Conhecendo o risco, a Câmara de Setúbal tentou comprar o terreno do Parque de Merendas em 2021. Não houve acordo e a Seven Properties começava a levantar vedações que impediam a população de aceder a um troço do Caminho de Português de Santiago e à Capela de S. Luís da Serra. A 27 de setembro tudo ficou vedado.

Casa secular, a Arrábida é conhecida como lugar de senhorios com longos muros e telhados de eira beira e tribeira. "Inserida num parque natural, esta serra é em Portugal o lugar onde propriedade privada, utilização pública e proteção ambiental mais conflituam", afirma o ambientalista Paulo Martins.

Naquele território têm decorrido demandas para limitar o que é público e o que é privado, uma delas começou em 2004 quando Xavier de Lima e sua esposa, então proprietários da Herdade da Quinta da Comenda, começaram a contestar a atuação da Câmara de Setúbal no Parque de Merendas da Comenda, a ponte metálica no lugar de outra, antiga a degradada, que servia para fazer a travessia da Ribeira da Ajuda, no parque. O casal contestou que a obra feita sem autorização e abriu um processo para impedir a utilização pública do espaço.

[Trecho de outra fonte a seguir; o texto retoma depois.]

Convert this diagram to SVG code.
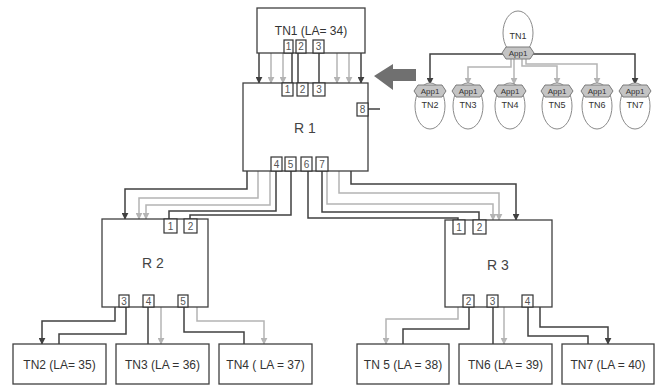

Deliberado em favor da Câmara de Setúbal o processo não teve mais oposição. Xavier de Lima morreu em 2012 e os seus herdeiros decidiram não avançar com recurso. Quando o fundo Seven Properties, com ligações à Mirpuri Foundation, adquiriu aos herdeiros de Xavier de Lima os 600 hectares que perfazem a Herdade da Quinta da Comenda, alertou que se fossem cometidos abusos o acesso ao público seria negado.